‘No Fakes Act’ Seeks to Ban Unauthorized AI-Generated Likenesses

Deepfakes of Margot Robbie

A newly proposed bipartisan senate bill is aiming to protect people from having their likeness and voice generated by artificial intelligence (AI).

Last week, four U.S. senators announced the draft legislation, called The Nurture Originals, Foster Art, and Keep Entertainment Safe Act of 2023 — or the “No Fakes Act.” The bill would give people a legal recourse for the unauthorized AI replication of their likeness.

Under the act, celebrities and ordinary people who have had their voice or image replicated without their consent by AI software could sue for damages against both the creator of the AI deepfake as well as any platforms that knowingly hosted, published, or distributed it.

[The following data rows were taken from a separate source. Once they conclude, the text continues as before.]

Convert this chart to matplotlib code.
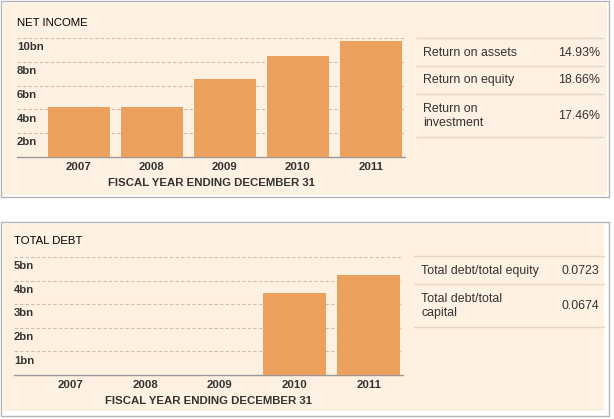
import numpy as np
import matplotlib
matplotlib.use('Agg')
import matplotlib.pyplot as plt
from matplotlib.patches import Rectangle
from matplotlib.lines import Line2D

plt.rcParams['font.family'] = ['Liberation Sans', 'DejaVu Sans']

years = ['2007', '2008', '2009', '2010', '2011']
net_income = [4.2, 4.2, 6.55, 8.5, 9.75]
total_debt = [0, 0, 0, 3.47, 4.24]
income_ticks = [2, 4, 6, 8, 10]
debt_ticks = [1, 2, 3, 4, 5]

income_rows = ['Return on assets', 'Return on equity', 'Return on\ninvestment']
income_vals = ['14.93%', '18.66%', '17.46%']
debt_rows = ['Total debt/total equity', 'Total debt/total\ncapital']
debt_vals = ['0.0723', '0.0674']

W, H = 614, 419
CREAM = '#fff1e2'
BAR = '#eca05e'
TXT = '#333333'

fig = plt.figure(figsize=(W / 100, H / 100), dpi=100)
fig.patch.set_facecolor('white')


def fx(x):
    return x / W


def fy(y):
    return 1 - y / H


def box(x0, y0, x1, y1, **kw):
    fig.add_artist(Rectangle((fx(x0), fy(y1)), fx(x1) - fx(x0), fy(y0) - fy(y1),
                             transform=fig.transFigure, zorder=-5, **kw))


def hline(x0, x1, y, color='#e3d7c7'):
    fig.add_artist(Line2D([fx(x0), fx(x1)], [fy(y), fy(y)], transform=fig.transFigure,
                          color=color, lw=1, zorder=-4))


def chart(top, base, left, right, values, ticks, title, title_xy, xlim, xlab_pad):
    ax = fig.add_axes([fx(left), fy(base), fx(right) - fx(left), fy(top) - fy(base)])
    ax.set_facecolor('none')
    x = np.arange(len(years))
    ax.bar(x, values, width=0.85, color=BAR, zorder=3)
    ax.set_ylim(0, ticks[-1])
    ax.set_xlim(*xlim)
    for t in ticks:
        ax.axhline(t, color='#c8c0b4', lw=0.8, ls=(0, (3, 2)), zorder=1)
        ax.annotate(f'{t}bn', xy=(0, t), xycoords=('axes fraction', 'data'),
                    xytext=(0, -3), textcoords='offset points', ha='left', va='top',
                    fontsize=8.2, fontweight='bold', color=TXT)
    for s in ['top', 'right', 'left']:
        ax.spines[s].set_visible(False)
    ax.spines['bottom'].set_color('#999999')
    ax.spines['bottom'].set_linewidth(1)
    ax.set_yticks([])
    ax.set_xticks(x, years)
    ax.tick_params(axis='x', length=0, pad=3.6, labelsize=8.2, labelcolor=TXT)
    for lab in ax.get_xticklabels():
        lab.set_fontweight('bold')
    ax.set_xlabel('FISCAL YEAR ENDING DECEMBER 31', fontsize=8.2, fontweight='bold',
                  color=TXT, labelpad=xlab_pad)
    fig.text(fx(title_xy[0]), fy(title_xy[1]), title, fontsize=8.2, color='black',
             ha='left', va='center')
    return ax


# panel 1
box(1, 1, 609, 197, facecolor='white', edgecolor='#b4b4b4', lw=1)
box(3, 3, 607, 195, facecolor=CREAM, edgecolor='none')
chart(38, 157, 17, 405, net_income, income_ticks, 'NET INCOME', (17, 23),
      (-0.85, 4.47), 4.2)

for yl in [38, 66, 94, 137]:
    hline(417, 603, yl)
for label, val, yc in zip(income_rows, income_vals, [53, 80, 116]):
    fig.text(fx(423), fy(yc), label, fontsize=8.9, color=TXT, ha='left', va='center',
             linespacing=1.15)
    fig.text(fx(600), fy(yc), val, fontsize=8.9, color=TXT, ha='right', va='center')

# panel 2
box(1, 222, 609, 416, facecolor='white', edgecolor='#b4b4b4', lw=1)
box(3, 224, 604, 411, facecolor=CREAM, edgecolor='none')
chart(257, 375, 14, 403, total_debt, debt_ticks, 'TOTAL DEBT', (14, 241),
      (-0.765, 4.46), 4.2)

for yl in [256, 284, 327]:
    hline(414, 604, yl)
for label, val, yc in zip(debt_rows, debt_vals, [271, 306]):
    fig.text(fx(421), fy(yc), label, fontsize=8.9, color=TXT, ha='left', va='center',
             linespacing=1.15)
    fig.text(fx(599), fy(yc), val, fontsize=8.9, color=TXT, ha='right', va='center')

fig.savefig('out.png', dpi=100)
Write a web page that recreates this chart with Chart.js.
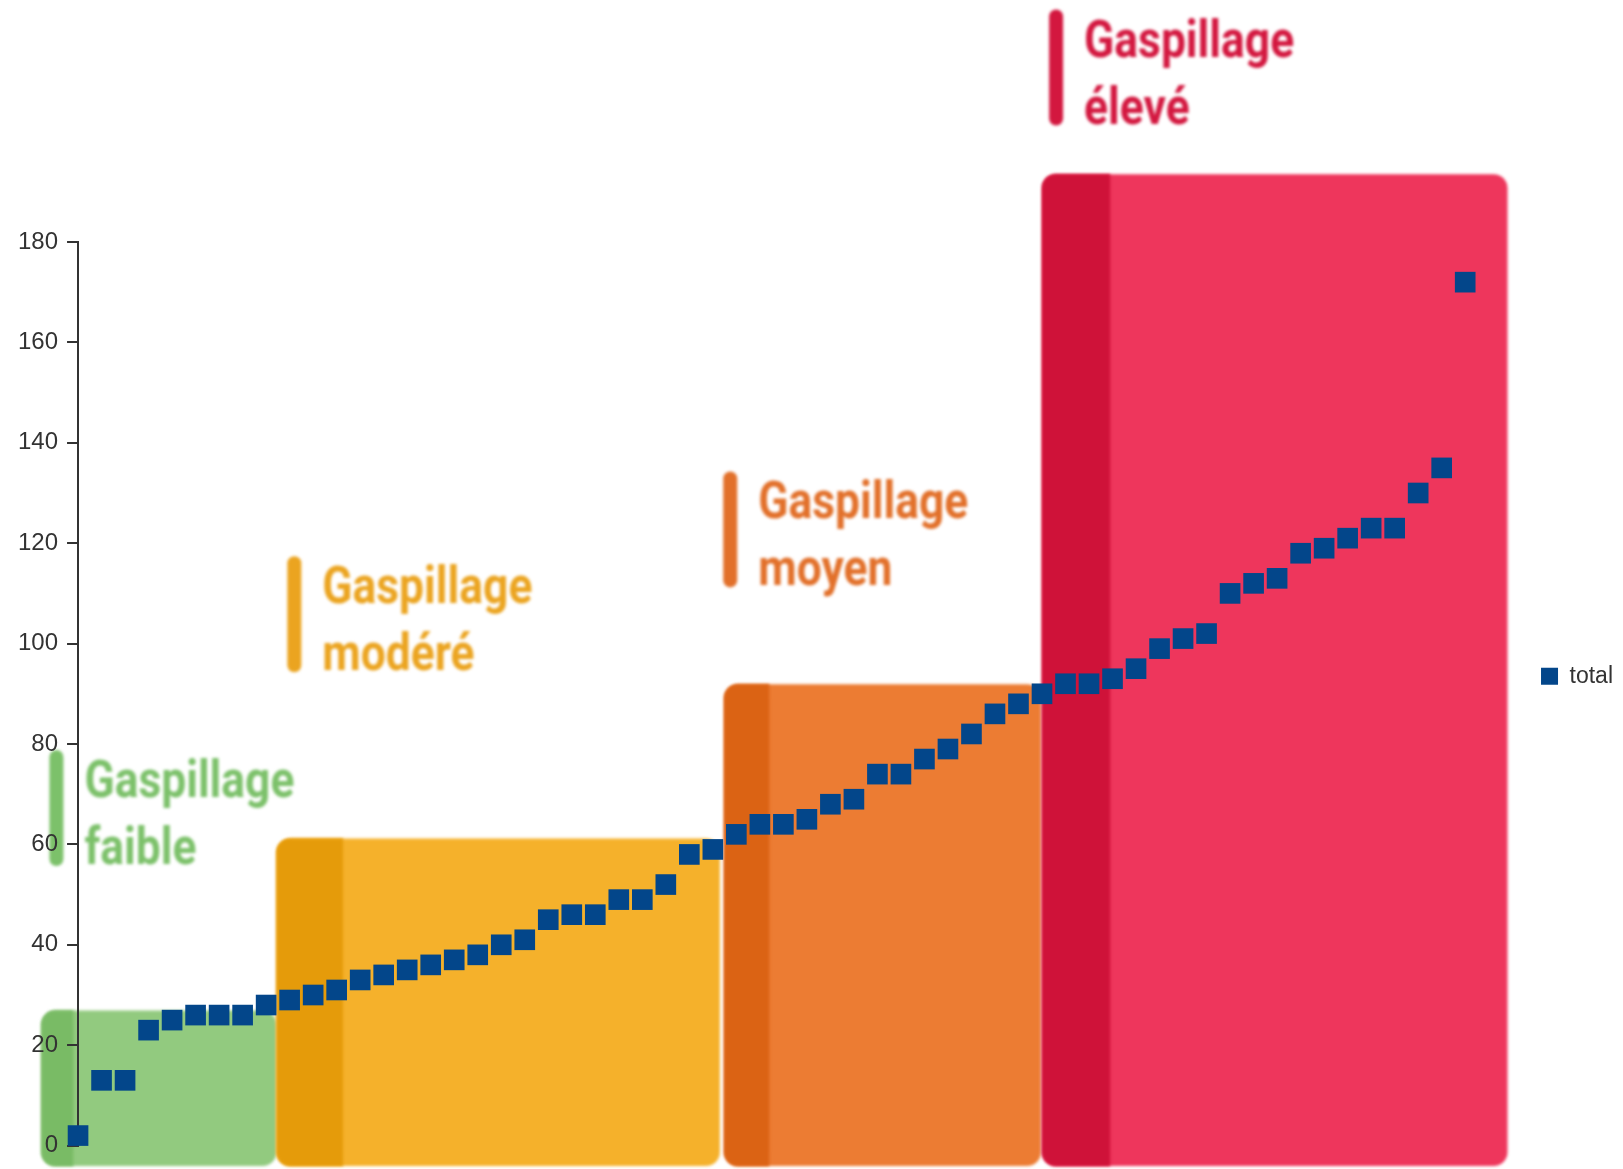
<!DOCTYPE html>
<html>
<head>
<meta charset="utf-8">
<script src="https://cdn.jsdelivr.net/npm/chart.js@4/dist/chart.umd.min.js"></script>
<style>
  html, body { margin: 0; padding: 0; background: #fff; }
  canvas { display: block; }
</style>
</head>
<body>
<canvas id="chart" width="1623" height="1169"></canvas>
<script>
// valeurs triées, une par point
const totals = [2, 13, 13, 23, 25, 26, 26, 26, 28, 29, 30, 31, 33, 34, 35, 36, 37, 38, 40, 41,
                45, 46, 46, 49, 49, 52, 58, 59, 62, 64, 64, 65, 68, 69, 74, 74, 77, 79, 82, 86,
                88, 90, 92, 92, 93, 95, 99, 101, 102, 110, 112, 113, 118, 119, 121, 123, 123, 130, 135, 172];
const yTicks = [0, 20, 40, 60, 80, 100, 120, 140, 160, 180];

// zones de fond (en index de point / valeur)
const zoneNames = ['faible', 'modéré', 'moyen', 'élevé'];
const zoneFrom = [-1.56, 8.44, 27.48, 41.0];
const zoneTo = [8.44, 27.3, 40.96, 60.8];
const zoneShade = [-0.2, 11.27, 29.4, 43.9];
const zoneTop = [26.9, 61.2, 91.9, 193.5];

const zoneLight = ['#92CA7F', '#F5B12B', '#EC7C33', '#EE365C'];
const zoneDark = ['#79BB65', '#E59B0A', '#DB6314', '#CF1239'];
const labelColors = ['#7CC16A', '#EBA420', '#E2702A', '#D3173F'];
// ancrage des étiquettes (haut de la barre verticale)
const labelAtX = [-0.92, 9.2, 27.74, 41.6];
const labelAtY = [78.8, 117.4, 134.3, 226.3];

const zonesPlugin = {
    id: 'zones',
    beforeDraw(chart) {
        const { ctx, scales: { x, y } } = chart;
        ctx.save();
        ctx.fillStyle = '#fff';
        ctx.fillRect(0, 0, chart.width, chart.height);

        const bottom = chart.height - 3;
        ctx.filter = 'blur(1.5px)';
        zoneNames.forEach((name, i) => {
            const x0 = x.getPixelForValue(zoneFrom[i]);
            const x1 = x.getPixelForValue(zoneTo[i]);
            const xs = x.getPixelForValue(zoneShade[i]);
            const top = y.getPixelForValue(zoneTop[i]);
            ctx.fillStyle = zoneLight[i];
            ctx.beginPath();
            ctx.roundRect(x0, top, x1 - x0, bottom - top, 14);
            ctx.fill();
            ctx.fillStyle = zoneDark[i];
            ctx.beginPath();
            ctx.roundRect(x0, top, xs - x0, bottom - top, [14, 0, 0, 14]);
            ctx.fill();
        });

        // étiquettes "Gaspillage ..."
        ctx.filter = 'blur(1.4px)';
        ctx.font = 'bold 52px Roboto';
        ctx.textBaseline = 'alphabetic';
        const sx = 210 / ctx.measureText('Gaspillage').width;
        zoneNames.forEach((name, i) => {
            const bx = x.getPixelForValue(labelAtX[i]);
            const by = y.getPixelForValue(labelAtY[i]);
            ctx.fillStyle = labelColors[i];
            ctx.beginPath();
            ctx.roundRect(bx - 7, by, 14, 116, 7);
            ctx.fill();
            ctx.save();
            ctx.translate(bx + 28, by);
            ctx.scale(sx, 1);
            ctx.fillText('Gaspillage', 0, 47);
            ctx.fillText(name, 0, 114);
            ctx.restore();
        });
        ctx.restore();
    },
    afterUpdate(chart) {
        // remonter un peu la légende
        if (chart.legend) {
            chart.legend.top -= 26;
            chart.legend.bottom -= 26;
        }
    }
};

const ctx = document.getElementById('chart').getContext('2d');
new Chart(ctx, {
    type: 'scatter',
    data: {
        datasets: [{
            label: 'total',
            data: totals.map((v, i) => ({ x: i, y: v })),
            pointStyle: 'rect',
            pointRadius: 14.6,
            pointHoverRadius: 14.6,
            backgroundColor: '#03468A',
            borderColor: '#03468A',
            borderWidth: 0,
            showLine: false,
            clip: false
        }]
    },
    options: {
        responsive: false,
        animation: false,
        layout: { autoPadding: false, padding: { left: 9, top: 242, right: 0, bottom: 6.5 } },
        scales: {
            x: { type: 'linear', min: 0, max: 61.8, display: false },
            y: {
                min: yTicks[0],
                max: yTicks[yTicks.length - 1],
                afterBuildTicks: axis => { axis.ticks = yTicks.map(v => ({ value: v })); },
                ticks: { color: '#333', padding: 9, font: { family: 'Liberation Sans', size: 24 } },
                grid: { drawOnChartArea: false, color: '#333', lineWidth: 2, tickLength: 11 },
                border: { color: '#333', width: 2 }
            }
        },
        plugins: {
            legend: {
                position: 'right',
                labels: {
                    boxWidth: 17,
                    boxHeight: 17,
                    color: '#333',
                    font: { family: 'Liberation Sans', size: 23 }
                }
            },
            tooltip: { enabled: false }
        }
    },
    plugins: [zonesPlugin]
});
</script>
</body>
</html>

The bill would prevent the “production of a digital replica without consent of the applicable individual or rights holder” — unless part of a news, public affairs, sports broadcast, documentary, or biographical work. The rights would apply throughout a person’s lifetime and, for their estate, 70 years after their death.

The draft legislation includes several First Amendment-related exceptions. It carves out exceptions including the use of deepfakes for news, sports broadcasts, and documentaries and “for purposes of comment, criticism, or parody” under the First Amendment

Senators Chris Coons, Marsha Blackburn, Amy Klobuchar, and Thom Tillis sponsored the bill which aims to standardize rules around AI technology using a person’s faces, names, and voices.

“Generative artificial intelligence has opened doors to exciting new artistic possibilities, but it also presents unique challenges that make it easier than ever to use someone’s voice, image, or likeness without their consent,” Senator Chris Coons says in a written statement.

“Creators around the nation are calling on Congress to lay out clear policies regulating the use and impact of generative AI, and Congress must strike the right balance to defend individual rights, abide by the First Amendment, and foster AI innovation and creativity.”

According to The Los Angeles Times, the senators’ proposal mentioned examples of recent AI-generated deepfakes of celebrities such as Drake, The Weekend, and Tom Hanks. The actor discovered that a dental company had used a deepfaked image of him in its promotional video — without his consent.